Works written in English by writers of any nationality are eligible for the prize.

Sir Kazuo Ishiguro featured on the longlist but failed to make the cut, missing out on becoming a double winner of the prize with his eighth novel, Klara And The Sun.

(The Booker Prize/PA)

The shortlist, announced at a digital press conference on Tuesday, was chosen by judges including historian and panel chairwoman Maya Jasanoff and former archbishop of Canterbury Rowan Williams.

Asked what conclusions can be drawn about the state of British writing, given only one British writer was shortlisted, judge Chigozie Obioma added: “For me, I think the Booker Prize is the great leveller.

“If you think about some of the writers that we longlisted, say An Island, for instance, or even A Passage North, these are writers telling stories that don’t make the news.

“I don’t think that you would hear about the life of a poor woman in Sri Lanka, or a man who is marooned on an island off the coast of Africa.

(The Booker Prize/PA)

“But while judging the Booker Prize we look at not just what the writers are saying, but how they are saying it, and therefore nationalities do not really matter.

“What matters is what the writer has brought to the page, and the vision that they have and how they have realised.

“So if we don’t have many British writers, I think, it’s just a coincidence, not something that we intentionally had made a conscious decision of.”

Discussing Galgut’s novel, Obioma added: “His novel was one of the first ones we read, I think, but we were immediately struck by what seemed, at first, a little bit odd but later on crystallised to be actually a kind of a renewal of what we used to think of as the omniscient voice.

(The Booker Prize/PA)

“So here you have a narrator who is super intrusive and extraordinarily penetrating into the consciousness of characters.”

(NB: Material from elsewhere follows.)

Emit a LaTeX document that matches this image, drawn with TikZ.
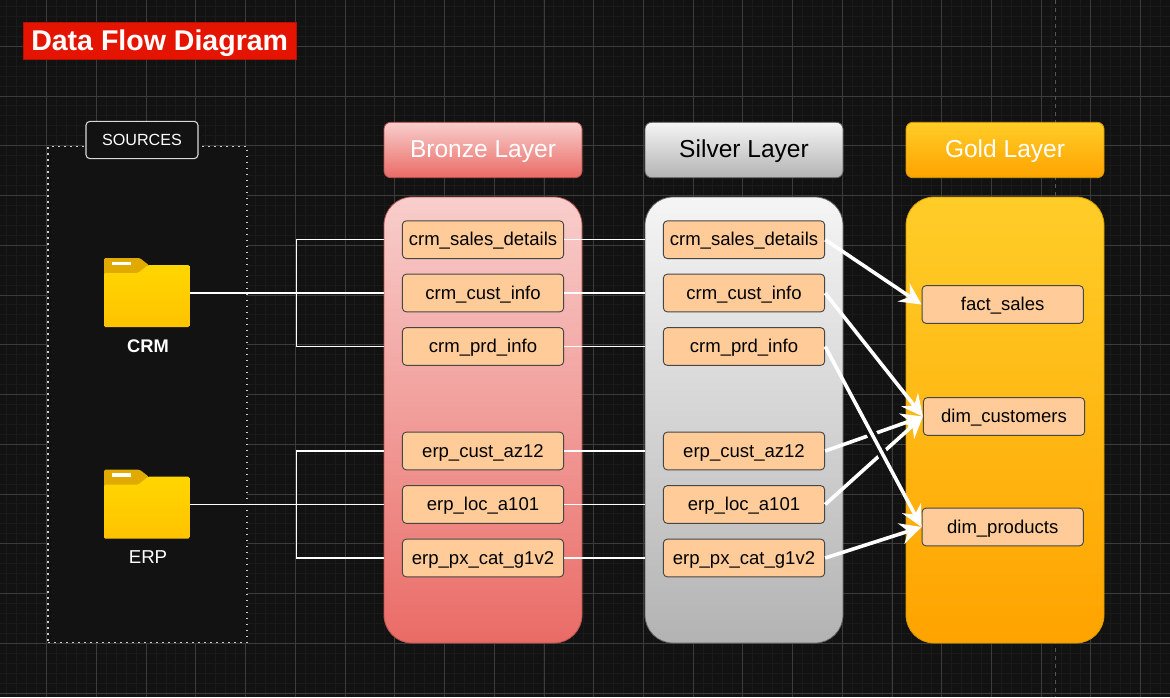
\documentclass[tikz,border=0pt]{standalone}
\usepackage{fontspec}
\setmainfont{Liberation Sans}
\usepackage{tikz}
\usetikzlibrary{positioning,arrows.meta,calc}
\definecolor{PageBlack}{RGB}{18,18,18}
\definecolor{GridMinor}{RGB}{26,26,26}
\definecolor{GridMajor}{RGB}{60,60,60}
\definecolor{PageBreak}{RGB}{85,85,85}
\definecolor{TableFill}{RGB}{255,204,153}
\definecolor{TableLine}{RGB}{70,70,70}
\definecolor{TitleRed}{RGB}{229,20,0}
\definecolor{TitleEdge}{RGB}{176,18,0}
\definecolor{BronzeTop}{RGB}{248,206,204}
\definecolor{BronzeEnd}{RGB}{234,107,102}
\definecolor{BronzeEdge}{RGB}{184,84,80}
\definecolor{SilverTop}{RGB}{245,245,245}
\definecolor{SilverEnd}{RGB}{179,179,179}
\definecolor{SilverEdge}{RGB}{102,102,102}
\definecolor{GoldTop}{RGB}{255,205,40}
\definecolor{GoldEnd}{RGB}{255,163,0}
\definecolor{GoldEdge}{RGB}{215,155,0}
\definecolor{FolderTop}{RGB}{255,214,0}
\definecolor{FolderEnd}{RGB}{255,195,0}
\definecolor{FolderTab}{RGB}{224,170,0}
\tikzset{
  tablebox/.style={draw=TableLine,fill=TableFill,rounded corners=3pt,minimum width=121pt,minimum height=28.3pt,inner sep=0pt,text height=12pt,text depth=3pt,font=\fontsize{13.9}{16}\selectfont,text=black,line width=0.7pt},
  layerhead/.style={draw=#1Edge,rounded corners=5pt,minimum width=148.5pt,minimum height=41.5pt,inner sep=0pt,text height=14.6pt,text depth=3pt,font=\fontsize{18.4}{22}\selectfont,top color=#1Top,bottom color=#1End,line width=0.6pt},
  layerbody/.style={draw=#1Edge,rounded corners=21pt,minimum width=148.5pt,minimum height=334.5pt,top color=#1Top,bottom color=#1End,line width=0.6pt},
  feed/.style={draw=white,line width=0.8pt},
  flow/.style={draw=white,line width=2.7pt,-{Stealth[length=16pt,width=16pt,inset=5.5pt]}},
}
% one source folder, #1 is the name, #2 the centre of its body
\newcommand{\srcfolder}[2]{%
  \begin{scope}[shift={(#2)}]
    \fill[FolderTab,rounded corners=1pt] (-42.7,-20) -- (-42.7,-38) -- (-7,-38) -- (2,-31) -- (2,-20) -- cycle;
    \fill[white] (-34.7,-34.3) rectangle (-15.7,-30.7);
    \path[rounded corners=1pt,top color=FolderTop,bottom color=FolderEnd] (-42.7,-23) -- (-8.7,-23) -- (1.3,-31) -- (42.7,-31) -- (42.7,31) -- (-42.7,31) -- cycle;
    \node[inner sep=0pt,minimum width=64pt,minimum height=46.5pt] (#1) at (0,0) {};
  \end{scope}
}
\begin{document}
\begin{tikzpicture}[x=0.75pt,y=-0.75pt]
  \useasboundingbox (0,0) rectangle (1170,697);
  \fill[PageBlack] (0,0) rectangle (1170,697);
  % grid
  \foreach \i in {0,...,118}
    \draw[GridMinor,line width=0.75pt] ({-3+9.944*\i},0) -- ({-3+9.944*\i},697);
  \foreach \i in {0,...,70}
    \draw[GridMinor,line width=0.75pt] (0,{-3.5+9.95*\i}) -- (1170,{-3.5+9.95*\i});
  \foreach \i in {0,...,23}
    \draw[GridMajor,line width=0.6pt] ({-3+49.72*\i},0) -- ({-3+49.72*\i},697);
  \foreach \i in {0,...,14}
    \draw[GridMajor,line width=0.6pt] (0,{-3.5+49.75*\i}) -- (1170,{-3.5+49.75*\i});
  \draw[PageBreak,dash pattern=on 3pt off 3pt,line width=0.75pt] (1055,0) -- (1055,697);

  % title
  \node[fill=TitleRed,draw=TitleEdge,line width=0.6pt,minimum width=205pt,minimum height=27.5pt,inner sep=0pt,text height=17pt,text depth=3pt,text=white,font=\bfseries\fontsize{21.4}{24}\selectfont] (title) at (159.7,40.7) {Data Flow Diagram};

  % sources
  \node[fill=PageBlack,draw=white!80!black,dash pattern=on 1.1pt off 3.4pt,line width=1.1pt,minimum width=149pt,minimum height=372pt,inner sep=0pt] (srcframe) at (147.5,394.5) {};
  \fill[PageBlack] (84,135) rectangle (202,155);
  \node[fill=PageBlack,draw=white!85!black,rounded corners=3pt,line width=0.8pt,minimum width=84pt,minimum height=28pt,inner sep=0pt,text=white,font=\fontsize{12.1}{15}\selectfont] (srclabel) at (142,140) {SOURCES};
  \srcfolder{crm}{146.7,296}
  \srcfolder{erp}{146.7,507.7}
  \node[text=white,font=\bfseries\fontsize{13.7}{16}\selectfont] (crmlabel) at (148,346) {CRM};
  \node[text=white,font=\fontsize{14}{16}\selectfont] (erplabel) at (148,557) {ERP};

  % layers
  \node[layerhead=Bronze,text=white] (bronzehead) at (483,150) {Bronze Layer};
  \node[layerbody=Bronze] (bronze) at (483,420) {};
  \node[layerhead=Silver,text=black] (silverhead) at (744,150) {Silver Layer};
  \node[layerbody=Silver] (silver) at (744,420) {};
  \node[layerhead=Gold,text=white] (goldhead) at (1005,150) {Gold Layer};
  \node[layerbody=Gold] (gold) at (1005,420) {};

  % tables
  \foreach \nm/\ypos/\txt in {salesdet/239.7/crm\_sales\_details,custinfo/293/crm\_cust\_info,prdinfo/346.5/crm\_prd\_info,custaz/451/erp\_cust\_az12,loca/504.5/erp\_loc\_a101,pxcat/558/erp\_px\_cat\_g1v2}{
    \node[tablebox] (b\nm) at (483,\ypos) {\txt};
    \node[tablebox] (s\nm) at (744,\ypos) {\txt};
  }
  \node[tablebox] (factsales) at (1002.7,304.5) {fact\_sales};
  \node[tablebox] (dimcust) at (1004,416.5) {dim\_customers};
  \node[tablebox] (dimprod) at (1002.7,527) {dim\_products};

  % source feeds
  \coordinate (crmjoin) at (296.5,293);
  \coordinate (erpjoin) at (296.5,504.5);
  \draw[feed] (crm.east |- bcustinfo) -- (bronze.west |- bcustinfo);
  \draw[feed] (erp.east |- bloca) -- (bronze.west |- bloca);
  \foreach \nm in {salesdet,prdinfo}
    \draw[feed] (crmjoin) |- (bronze.west |- b\nm);
  \foreach \nm in {custaz,pxcat}
    \draw[feed] (erpjoin) |- (bronze.west |- b\nm);
  \foreach \nm in {salesdet,custinfo,prdinfo,custaz,loca,pxcat}
    \draw[feed] (b\nm.east) -- (silver.west |- b\nm);

  % flows into gold
  \draw[flow] (ssalesdet.east) -- (factsales.west);
  \draw[flow] (scustinfo.east) -- (dimcust.west);
  \draw[flow] (scustaz.east) -- (dimcust.west);
  \draw[flow] (sloca.east) -- (dimcust.west);
  \draw[PageBlack,line width=7.5pt] ($(sprdinfo.east)!0.445!(dimprod.west)$) -- ($(sprdinfo.east)!0.645!(dimprod.west)$);
  \draw[flow] (sprdinfo.east) -- (dimprod.west);
  \draw[flow] (spxcat.east) -- (dimprod.west);
\end{tikzpicture}
\end{document}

Obioma described the narrative style as balancing between “Nabokovian precision” and “Faulknerian exuberance”.

Jasanoff said Great Circle was “as absorbing in the manner of the great realist novels of the 19th century, but it also speaks to ever-present questions about freedom and constraints, particularly in women’s lives, as some of my fellow judges remarked upon”.

“And we felt that it was kind of a ‘tour de force’ of scene creation and prose style which earned it its place on this shortlist,” she added.

(The Booker Prize)

During a live Q&A on YouTube, in which members of the public could pose their questions about the shortlist to the judging panel, Jasanoff explained that the books are reread at every stage of the shortlist process, so the winning novel will have been read three times by the whole judging panel before being crowned.

She added: “I think that this kind of replicates the process of whether or not a book stands the test of time as we’re reading it at these different timescales and we’re reading it over and over.”

When asked what the motivation was for choosing the longlisted and shortlisted books, fellow judge, Horatia Harrod, added: “Each book we tried to consider on its own merits.

(The Booker Prize)

“So every time we opened a book we had this sense that this could be the winner, and that we would take it on its own terms, and then thoroughly kind of analyse whether we think it hit the notes that it was trying to hit.

“So I guess the truth is, we try to take an open-minded approach.”

The winner will be announced on November 3 and will be broadcast live on BBC Radio 4’s Front Row, BBC iPlayer and the BBC News Channel.

The winner of the 2021 Booker Prize receives £50,000.